> DATASET CONTENT

++++

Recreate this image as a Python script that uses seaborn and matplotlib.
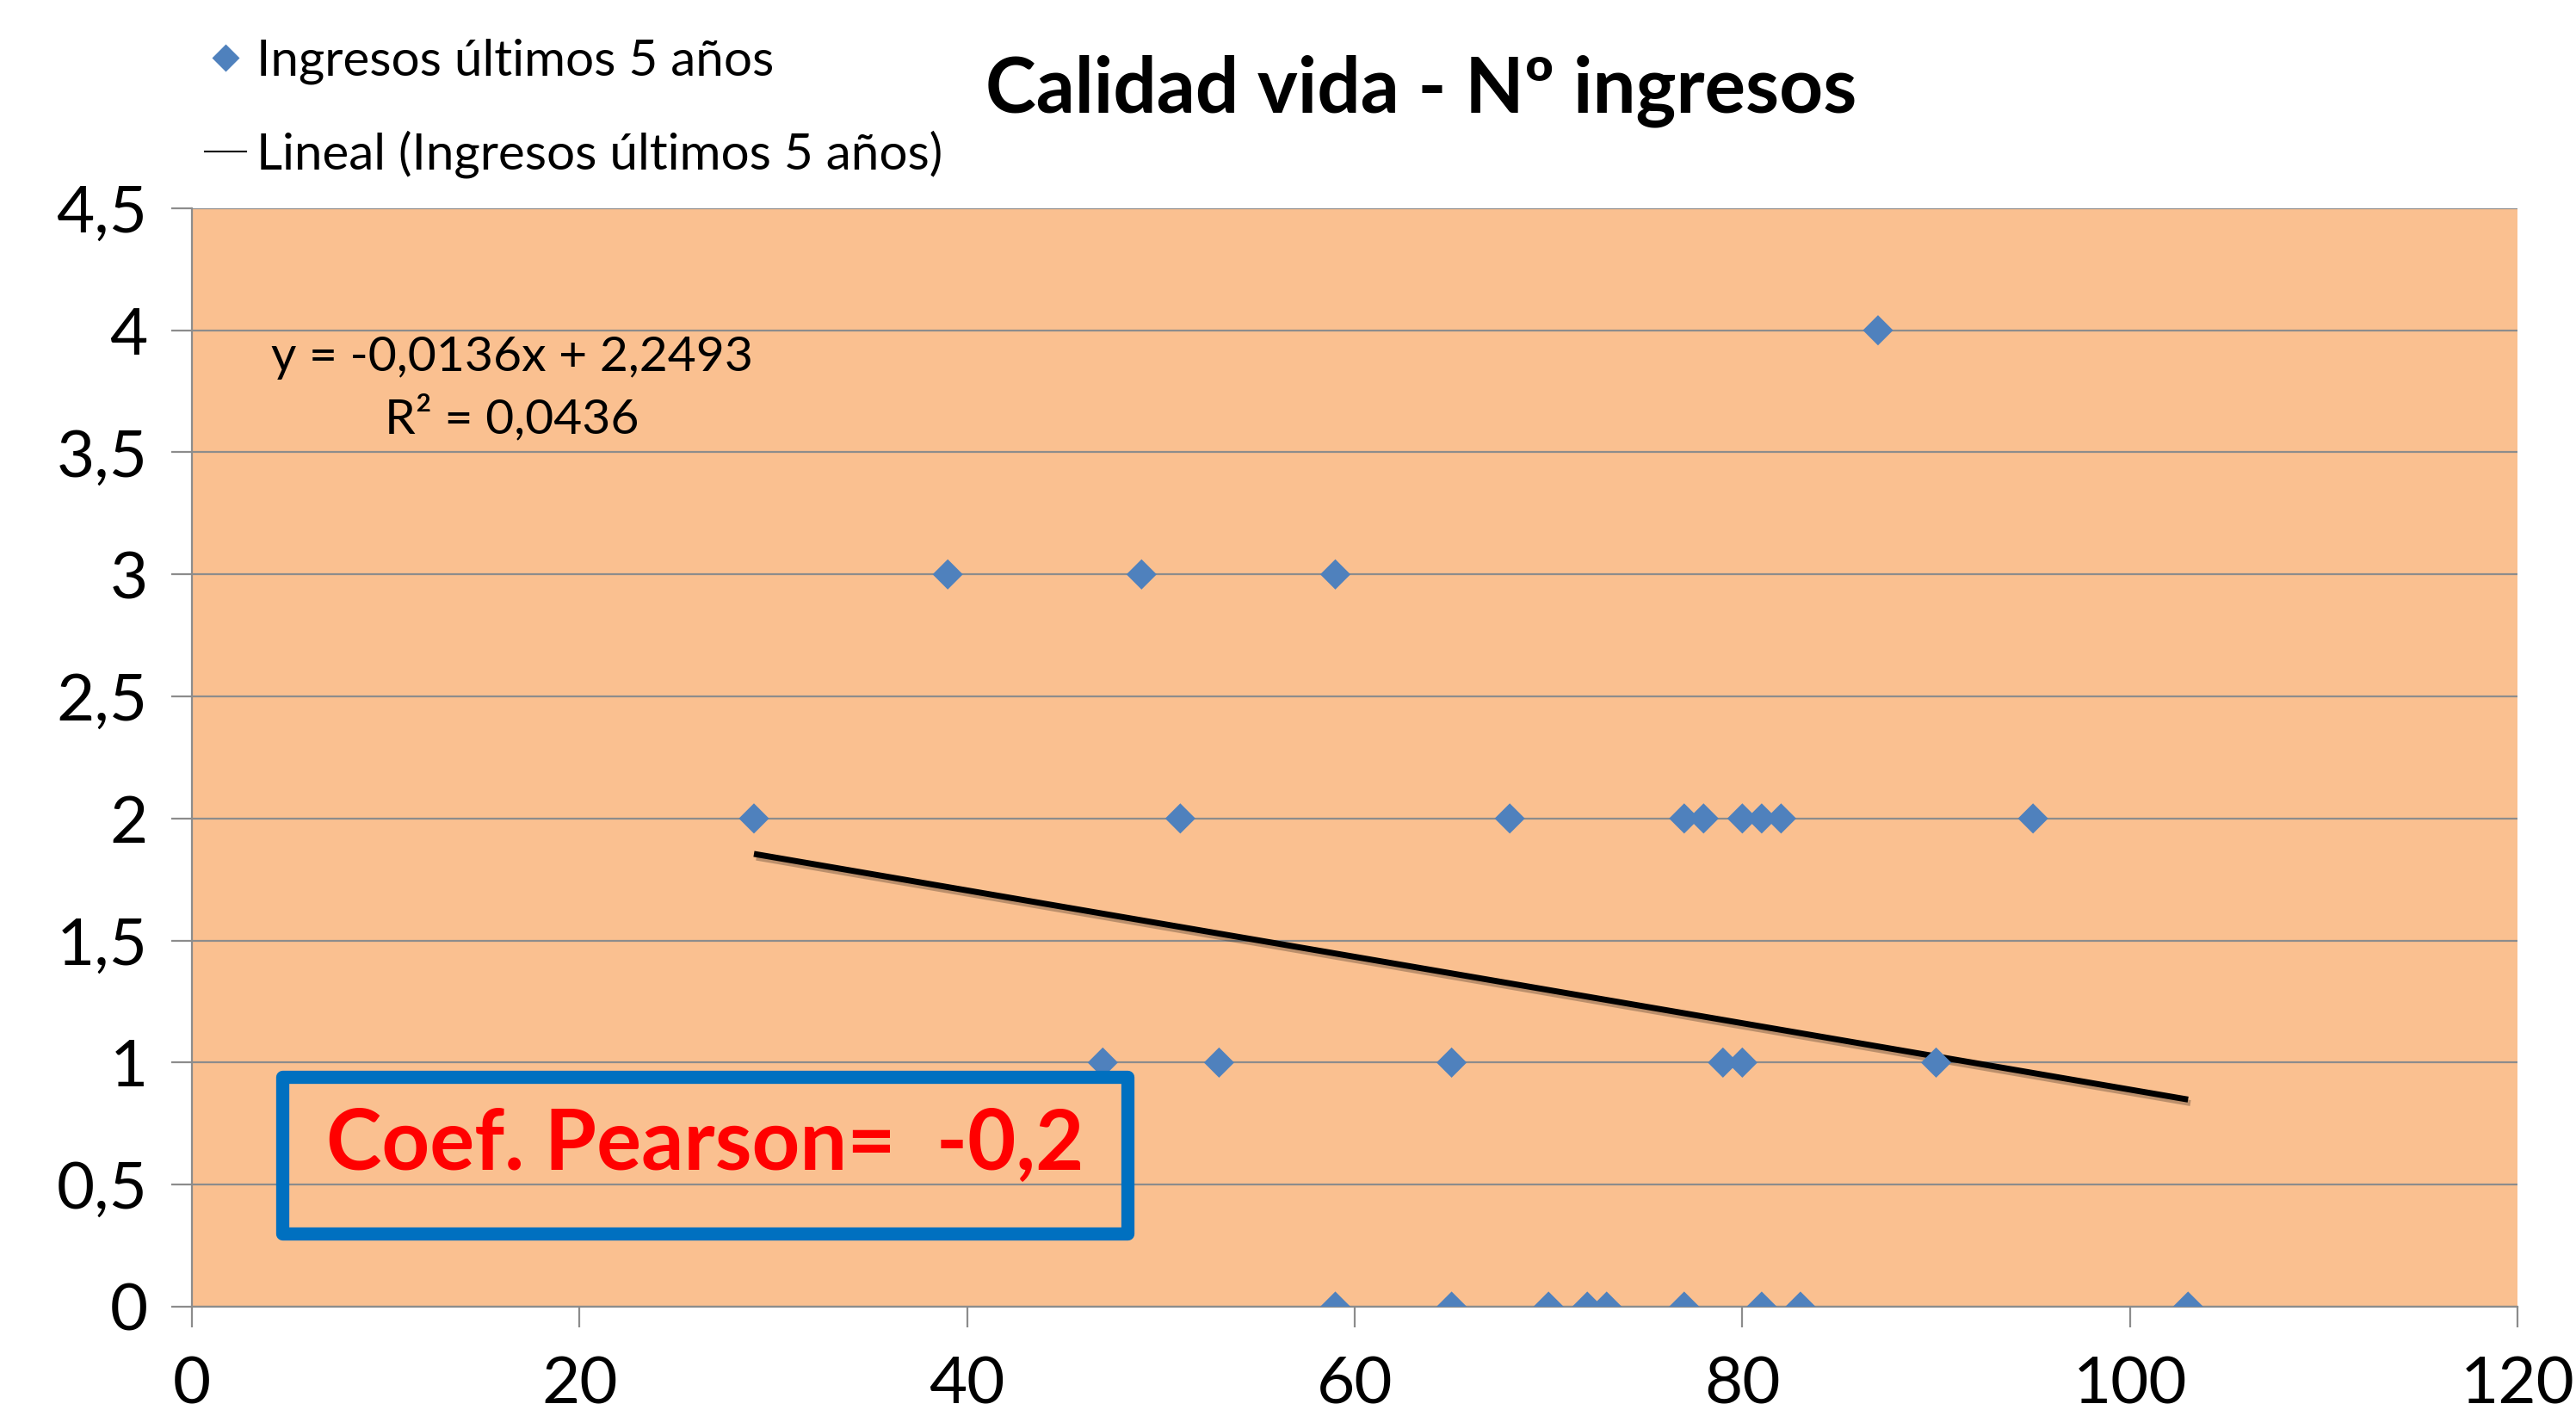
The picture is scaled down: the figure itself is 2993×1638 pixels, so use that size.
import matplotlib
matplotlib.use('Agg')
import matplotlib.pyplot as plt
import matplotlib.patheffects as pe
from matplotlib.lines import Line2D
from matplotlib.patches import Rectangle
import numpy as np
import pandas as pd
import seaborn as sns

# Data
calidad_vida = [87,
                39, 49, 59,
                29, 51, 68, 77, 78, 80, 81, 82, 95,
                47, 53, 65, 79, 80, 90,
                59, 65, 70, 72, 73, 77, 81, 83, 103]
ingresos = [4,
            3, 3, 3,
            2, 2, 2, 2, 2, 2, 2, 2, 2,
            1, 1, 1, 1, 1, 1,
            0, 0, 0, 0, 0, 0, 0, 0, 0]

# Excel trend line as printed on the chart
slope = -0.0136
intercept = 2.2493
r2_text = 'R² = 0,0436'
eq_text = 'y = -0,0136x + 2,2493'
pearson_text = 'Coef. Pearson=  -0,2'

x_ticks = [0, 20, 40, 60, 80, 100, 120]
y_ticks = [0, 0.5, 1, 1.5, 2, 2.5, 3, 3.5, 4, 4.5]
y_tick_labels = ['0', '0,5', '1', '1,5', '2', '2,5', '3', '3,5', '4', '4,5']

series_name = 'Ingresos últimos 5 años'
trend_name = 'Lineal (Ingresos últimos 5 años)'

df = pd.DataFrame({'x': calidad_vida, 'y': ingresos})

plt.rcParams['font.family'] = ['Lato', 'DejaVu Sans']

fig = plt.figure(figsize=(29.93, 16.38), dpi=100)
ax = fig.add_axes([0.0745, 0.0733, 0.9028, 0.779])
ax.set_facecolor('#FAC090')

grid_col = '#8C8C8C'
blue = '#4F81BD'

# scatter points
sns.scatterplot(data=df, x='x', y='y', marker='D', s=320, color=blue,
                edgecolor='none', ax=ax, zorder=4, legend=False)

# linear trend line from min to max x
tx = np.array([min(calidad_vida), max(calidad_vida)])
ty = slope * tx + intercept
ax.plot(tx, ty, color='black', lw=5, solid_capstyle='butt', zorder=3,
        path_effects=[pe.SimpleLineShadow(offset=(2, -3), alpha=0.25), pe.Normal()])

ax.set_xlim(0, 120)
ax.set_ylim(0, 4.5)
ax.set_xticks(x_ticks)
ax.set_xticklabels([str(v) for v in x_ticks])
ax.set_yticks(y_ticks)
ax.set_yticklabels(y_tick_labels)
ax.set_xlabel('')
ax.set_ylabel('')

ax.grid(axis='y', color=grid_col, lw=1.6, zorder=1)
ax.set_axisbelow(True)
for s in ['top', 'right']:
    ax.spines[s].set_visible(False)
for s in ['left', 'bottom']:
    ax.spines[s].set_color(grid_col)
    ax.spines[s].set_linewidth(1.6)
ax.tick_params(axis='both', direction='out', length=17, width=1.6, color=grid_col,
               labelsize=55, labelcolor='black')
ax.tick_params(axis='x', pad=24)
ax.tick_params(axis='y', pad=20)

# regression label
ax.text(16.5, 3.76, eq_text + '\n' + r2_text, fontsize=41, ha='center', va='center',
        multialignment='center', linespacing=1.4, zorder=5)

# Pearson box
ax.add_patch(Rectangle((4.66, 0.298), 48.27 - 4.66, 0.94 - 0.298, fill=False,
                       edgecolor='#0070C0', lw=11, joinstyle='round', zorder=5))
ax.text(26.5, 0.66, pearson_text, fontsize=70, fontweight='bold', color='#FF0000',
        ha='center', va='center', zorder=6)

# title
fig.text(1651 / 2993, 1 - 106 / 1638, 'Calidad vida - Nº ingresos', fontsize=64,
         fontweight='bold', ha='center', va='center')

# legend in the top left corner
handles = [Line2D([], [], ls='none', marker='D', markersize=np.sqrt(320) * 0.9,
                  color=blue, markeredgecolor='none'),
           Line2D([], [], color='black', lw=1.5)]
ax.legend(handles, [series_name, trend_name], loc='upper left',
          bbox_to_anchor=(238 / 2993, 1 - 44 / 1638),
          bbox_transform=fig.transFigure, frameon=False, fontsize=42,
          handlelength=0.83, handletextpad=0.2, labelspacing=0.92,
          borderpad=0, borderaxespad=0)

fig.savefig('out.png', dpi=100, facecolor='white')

++++

Make an exact copy of the data, leaving its pictures out.

Recreate this image as a Python script that uses seaborn and matplotlib.
The picture is scaled down: the figure itself is 2993×1638 pixels, so use that size.
import matplotlib
matplotlib.use('Agg')
import matplotlib.pyplot as plt
import matplotlib.patheffects as pe
from matplotlib.lines import Line2D
from matplotlib.patches import Rectangle
import numpy as np
import pandas as pd
import seaborn as sns

# Data
calidad_vida = [87,
                39, 49, 59,
                29, 51, 68, 77, 78, 80, 81, 82, 95,
                47, 53, 65, 79, 80, 90,
                59, 65, 70, 72, 73, 77, 81, 83, 103]
ingresos = [4,
            3, 3, 3,
            2, 2, 2, 2, 2, 2, 2, 2, 2,
            1, 1, 1, 1, 1, 1,
            0, 0, 0, 0, 0, 0, 0, 0, 0]

# Excel trend line as printed on the chart
slope = -0.0136
intercept = 2.2493
r2_text = 'R² = 0,0436'
eq_text = 'y = -0,0136x + 2,2493'
pearson_text = 'Coef. Pearson=  -0,2'

x_ticks = [0, 20, 40, 60, 80, 100, 120]
y_ticks = [0, 0.5, 1, 1.5, 2, 2.5, 3, 3.5, 4, 4.5]
y_tick_labels = ['0', '0,5', '1', '1,5', '2', '2,5', '3', '3,5', '4', '4,5']

series_name = 'Ingresos últimos 5 años'
trend_name = 'Lineal (Ingresos últimos 5 años)'

df = pd.DataFrame({'x': calidad_vida, 'y': ingresos})

plt.rcParams['font.family'] = ['Lato', 'DejaVu Sans']

fig = plt.figure(figsize=(29.93, 16.38), dpi=100)
ax = fig.add_axes([0.0745, 0.0733, 0.9028, 0.779])
ax.set_facecolor('#FAC090')

grid_col = '#8C8C8C'
blue = '#4F81BD'

# scatter points
sns.scatterplot(data=df, x='x', y='y', marker='D', s=320, color=blue,
                edgecolor='none', ax=ax, zorder=4, legend=False)

# linear trend line from min to max x
tx = np.array([min(calidad_vida), max(calidad_vida)])
ty = slope * tx + intercept
ax.plot(tx, ty, color='black', lw=5, solid_capstyle='butt', zorder=3,
        path_effects=[pe.SimpleLineShadow(offset=(2, -3), alpha=0.25), pe.Normal()])

ax.set_xlim(0, 120)
ax.set_ylim(0, 4.5)
ax.set_xticks(x_ticks)
ax.set_xticklabels([str(v) for v in x_ticks])
ax.set_yticks(y_ticks)
ax.set_yticklabels(y_tick_labels)
ax.set_xlabel('')
ax.set_ylabel('')

ax.grid(axis='y', color=grid_col, lw=1.6, zorder=1)
ax.set_axisbelow(True)
for s in ['top', 'right']:
    ax.spines[s].set_visible(False)
for s in ['left', 'bottom']:
    ax.spines[s].set_color(grid_col)
    ax.spines[s].set_linewidth(1.6)
ax.tick_params(axis='both', direction='out', length=17, width=1.6, color=grid_col,
               labelsize=55, labelcolor='black')
ax.tick_params(axis='x', pad=24)
ax.tick_params(axis='y', pad=20)

# regression label
ax.text(16.5, 3.76, eq_text + '\n' + r2_text, fontsize=41, ha='center', va='center',
        multialignment='center', linespacing=1.4, zorder=5)

# Pearson box
ax.add_patch(Rectangle((4.66, 0.298), 48.27 - 4.66, 0.94 - 0.298, fill=False,
                       edgecolor='#0070C0', lw=11, joinstyle='round', zorder=5))
ax.text(26.5, 0.66, pearson_text, fontsize=70, fontweight='bold', color='#FF0000',
        ha='center', va='center', zorder=6)

# title
fig.text(1651 / 2993, 1 - 106 / 1638, 'Calidad vida - Nº ingresos', fontsize=64,
         fontweight='bold', ha='center', va='center')

# legend in the top left corner
handles = [Line2D([], [], ls='none', marker='D', markersize=np.sqrt(320) * 0.9,
                  color=blue, markeredgecolor='none'),
           Line2D([], [], color='black', lw=1.5)]
ax.legend(handles, [series_name, trend_name], loc='upper left',
          bbox_to_anchor=(238 / 2993, 1 - 44 / 1638),
          bbox_transform=fig.transFigure, frameon=False, fontsize=42,
          handlelength=0.83, handletextpad=0.2, labelspacing=0.92,
          borderpad=0, borderaxespad=0)

fig.savefig('out.png', dpi=100, facecolor='white')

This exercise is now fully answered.